What needs to be done: Write the material out again in full, word for word. Do not include the pictures.

Start of Data for processing

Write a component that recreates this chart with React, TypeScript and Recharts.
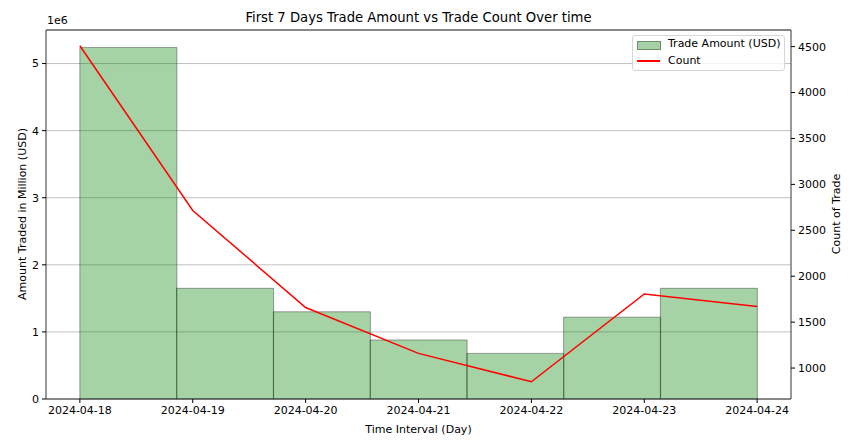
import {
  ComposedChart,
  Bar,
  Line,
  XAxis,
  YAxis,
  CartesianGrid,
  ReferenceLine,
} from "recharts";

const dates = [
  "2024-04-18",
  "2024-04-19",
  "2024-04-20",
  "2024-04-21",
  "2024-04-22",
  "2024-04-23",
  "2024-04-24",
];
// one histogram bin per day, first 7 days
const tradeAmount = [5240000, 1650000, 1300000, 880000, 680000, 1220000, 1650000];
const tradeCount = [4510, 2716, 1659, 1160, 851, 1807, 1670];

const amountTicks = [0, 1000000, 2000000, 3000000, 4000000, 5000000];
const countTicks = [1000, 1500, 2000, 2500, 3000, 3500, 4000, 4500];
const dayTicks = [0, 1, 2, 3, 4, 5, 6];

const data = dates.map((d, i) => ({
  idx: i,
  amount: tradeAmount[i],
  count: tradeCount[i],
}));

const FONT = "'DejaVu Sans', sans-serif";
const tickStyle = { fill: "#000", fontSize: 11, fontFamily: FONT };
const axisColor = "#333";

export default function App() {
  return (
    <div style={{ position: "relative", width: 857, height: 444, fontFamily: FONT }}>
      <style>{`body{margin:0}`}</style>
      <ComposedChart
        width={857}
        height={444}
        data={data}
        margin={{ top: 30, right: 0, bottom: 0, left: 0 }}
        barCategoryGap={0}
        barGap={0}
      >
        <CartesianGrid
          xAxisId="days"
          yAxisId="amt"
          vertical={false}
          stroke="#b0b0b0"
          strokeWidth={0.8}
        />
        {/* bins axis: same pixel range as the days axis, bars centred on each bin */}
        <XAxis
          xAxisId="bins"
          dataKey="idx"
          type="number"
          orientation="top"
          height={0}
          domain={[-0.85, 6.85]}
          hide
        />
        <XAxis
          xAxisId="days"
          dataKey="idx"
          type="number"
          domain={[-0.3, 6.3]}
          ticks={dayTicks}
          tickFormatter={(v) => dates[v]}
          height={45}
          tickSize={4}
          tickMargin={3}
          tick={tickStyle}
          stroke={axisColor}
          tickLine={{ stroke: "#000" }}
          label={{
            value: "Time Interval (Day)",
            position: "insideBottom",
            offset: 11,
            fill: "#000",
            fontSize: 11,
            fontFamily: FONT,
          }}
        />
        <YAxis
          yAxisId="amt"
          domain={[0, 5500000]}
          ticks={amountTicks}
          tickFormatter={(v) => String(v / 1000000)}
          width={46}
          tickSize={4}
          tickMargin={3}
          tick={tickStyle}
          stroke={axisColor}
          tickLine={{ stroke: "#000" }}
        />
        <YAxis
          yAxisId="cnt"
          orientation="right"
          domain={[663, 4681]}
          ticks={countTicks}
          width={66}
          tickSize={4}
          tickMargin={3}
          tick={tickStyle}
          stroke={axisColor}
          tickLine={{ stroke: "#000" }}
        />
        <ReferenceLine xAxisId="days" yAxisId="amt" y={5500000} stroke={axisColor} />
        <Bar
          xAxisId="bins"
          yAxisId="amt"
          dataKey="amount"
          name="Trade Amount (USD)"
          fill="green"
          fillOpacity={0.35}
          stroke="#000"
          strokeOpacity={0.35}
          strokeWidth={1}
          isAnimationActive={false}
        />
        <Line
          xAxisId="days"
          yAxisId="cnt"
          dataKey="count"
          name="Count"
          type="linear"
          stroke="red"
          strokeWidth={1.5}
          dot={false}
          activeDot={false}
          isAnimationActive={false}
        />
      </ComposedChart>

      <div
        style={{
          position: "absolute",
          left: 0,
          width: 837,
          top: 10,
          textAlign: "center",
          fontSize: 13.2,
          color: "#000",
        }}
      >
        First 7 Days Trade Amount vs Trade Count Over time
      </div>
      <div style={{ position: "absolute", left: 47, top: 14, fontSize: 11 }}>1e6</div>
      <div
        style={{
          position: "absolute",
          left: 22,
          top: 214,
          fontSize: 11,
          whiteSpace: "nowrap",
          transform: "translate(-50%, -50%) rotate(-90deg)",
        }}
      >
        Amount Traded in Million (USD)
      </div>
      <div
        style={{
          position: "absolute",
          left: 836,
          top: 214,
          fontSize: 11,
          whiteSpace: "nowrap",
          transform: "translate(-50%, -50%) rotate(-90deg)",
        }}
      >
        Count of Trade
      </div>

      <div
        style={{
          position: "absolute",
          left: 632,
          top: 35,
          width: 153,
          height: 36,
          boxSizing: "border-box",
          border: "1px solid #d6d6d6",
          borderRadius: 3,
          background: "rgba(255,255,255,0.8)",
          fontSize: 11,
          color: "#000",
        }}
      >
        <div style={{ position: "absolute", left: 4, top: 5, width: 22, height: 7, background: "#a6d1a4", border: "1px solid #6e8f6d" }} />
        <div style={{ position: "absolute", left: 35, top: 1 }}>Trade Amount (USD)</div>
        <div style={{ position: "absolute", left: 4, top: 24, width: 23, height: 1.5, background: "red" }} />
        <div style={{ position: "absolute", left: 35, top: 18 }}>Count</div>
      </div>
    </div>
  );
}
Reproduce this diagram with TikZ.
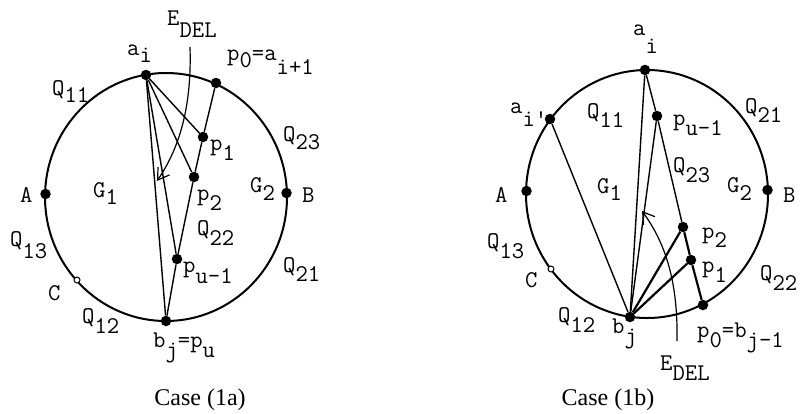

End of Data for processing

The response:
Write a component that recreates this chart with React, TypeScript and Recharts.
import {
  ComposedChart,
  Bar,
  Line,
  XAxis,
  YAxis,
  CartesianGrid,
  ReferenceLine,
} from "recharts";

const dates = [
  "2024-04-18",
  "2024-04-19",
  "2024-04-20",
  "2024-04-21",
  "2024-04-22",
  "2024-04-23",
  "2024-04-24",
];
// one histogram bin per day, first 7 days
const tradeAmount = [5240000, 1650000, 1300000, 880000, 680000, 1220000, 1650000];
const tradeCount = [4510, 2716, 1659, 1160, 851, 1807, 1670];

const amountTicks = [0, 1000000, 2000000, 3000000, 4000000, 5000000];
const countTicks = [1000, 1500, 2000, 2500, 3000, 3500, 4000, 4500];
const dayTicks = [0, 1, 2, 3, 4, 5, 6];

const data = dates.map((d, i) => ({
  idx: i,
  amount: tradeAmount[i],
  count: tradeCount[i],
}));

const FONT = "'DejaVu Sans', sans-serif";
const tickStyle = { fill: "#000", fontSize: 11, fontFamily: FONT };
const axisColor = "#333";

export default function App() {
  return (
    <div style={{ position: "relative", width: 857, height: 444, fontFamily: FONT }}>
      <style>{`body{margin:0}`}</style>
      <ComposedChart
        width={857}
        height={444}
        data={data}
        margin={{ top: 30, right: 0, bottom: 0, left: 0 }}
        barCategoryGap={0}
        barGap={0}
      >
        <CartesianGrid
          xAxisId="days"
          yAxisId="amt"
          vertical={false}
          stroke="#b0b0b0"
          strokeWidth={0.8}
        />
        {/* bins axis: same pixel range as the days axis, bars centred on each bin */}
        <XAxis
          xAxisId="bins"
          dataKey="idx"
          type="number"
          orientation="top"
          height={0}
          domain={[-0.85, 6.85]}
          hide
        />
        <XAxis
          xAxisId="days"
          dataKey="idx"
          type="number"
          domain={[-0.3, 6.3]}
          ticks={dayTicks}
          tickFormatter={(v) => dates[v]}
          height={45}
          tickSize={4}
          tickMargin={3}
          tick={tickStyle}
          stroke={axisColor}
          tickLine={{ stroke: "#000" }}
          label={{
            value: "Time Interval (Day)",
            position: "insideBottom",
            offset: 11,
            fill: "#000",
            fontSize: 11,
            fontFamily: FONT,
          }}
        />
        <YAxis
          yAxisId="amt"
          domain={[0, 5500000]}
          ticks={amountTicks}
          tickFormatter={(v) => String(v / 1000000)}
          width={46}
          tickSize={4}
          tickMargin={3}
          tick={tickStyle}
          stroke={axisColor}
          tickLine={{ stroke: "#000" }}
        />
        <YAxis
          yAxisId="cnt"
          orientation="right"
          domain={[663, 4681]}
          ticks={countTicks}
          width={66}
          tickSize={4}
          tickMargin={3}
          tick={tickStyle}
          stroke={axisColor}
          tickLine={{ stroke: "#000" }}
        />
        <ReferenceLine xAxisId="days" yAxisId="amt" y={5500000} stroke={axisColor} />
        <Bar
          xAxisId="bins"
          yAxisId="amt"
          dataKey="amount"
          name="Trade Amount (USD)"
          fill="green"
          fillOpacity={0.35}
          stroke="#000"
          strokeOpacity={0.35}
          strokeWidth={1}
          isAnimationActive={false}
        />
        <Line
          xAxisId="days"
          yAxisId="cnt"
          dataKey="count"
          name="Count"
          type="linear"
          stroke="red"
          strokeWidth={1.5}
          dot={false}
          activeDot={false}
          isAnimationActive={false}
        />
      </ComposedChart>

      <div
        style={{
          position: "absolute",
          left: 0,
          width: 837,
          top: 10,
          textAlign: "center",
          fontSize: 13.2,
          color: "#000",
        }}
      >
        First 7 Days Trade Amount vs Trade Count Over time
      </div>
      <div style={{ position: "absolute", left: 47, top: 14, fontSize: 11 }}>1e6</div>
      <div
        style={{
          position: "absolute",
          left: 22,
          top: 214,
          fontSize: 11,
          whiteSpace: "nowrap",
          transform: "translate(-50%, -50%) rotate(-90deg)",
        }}
      >
        Amount Traded in Million (USD)
      </div>
      <div
        style={{
          position: "absolute",
          left: 836,
          top: 214,
          fontSize: 11,
          whiteSpace: "nowrap",
          transform: "translate(-50%, -50%) rotate(-90deg)",
        }}
      >
        Count of Trade
      </div>

      <div
        style={{
          position: "absolute",
          left: 632,
          top: 35,
          width: 153,
          height: 36,
          boxSizing: "border-box",
          border: "1px solid #d6d6d6",
          borderRadius: 3,
          background: "rgba(255,255,255,0.8)",
          fontSize: 11,
          color: "#000",
        }}
      >
        <div style={{ position: "absolute", left: 4, top: 5, width: 22, height: 7, background: "#a6d1a4", border: "1px solid #6e8f6d" }} />
        <div style={{ position: "absolute", left: 35, top: 1 }}>Trade Amount (USD)</div>
        <div style={{ position: "absolute", left: 4, top: 24, width: 23, height: 1.5, background: "red" }} />
        <div style={{ position: "absolute", left: 35, top: 18 }}>Count</div>
      </div>
    </div>
  );
}
Reproduce this diagram with TikZ.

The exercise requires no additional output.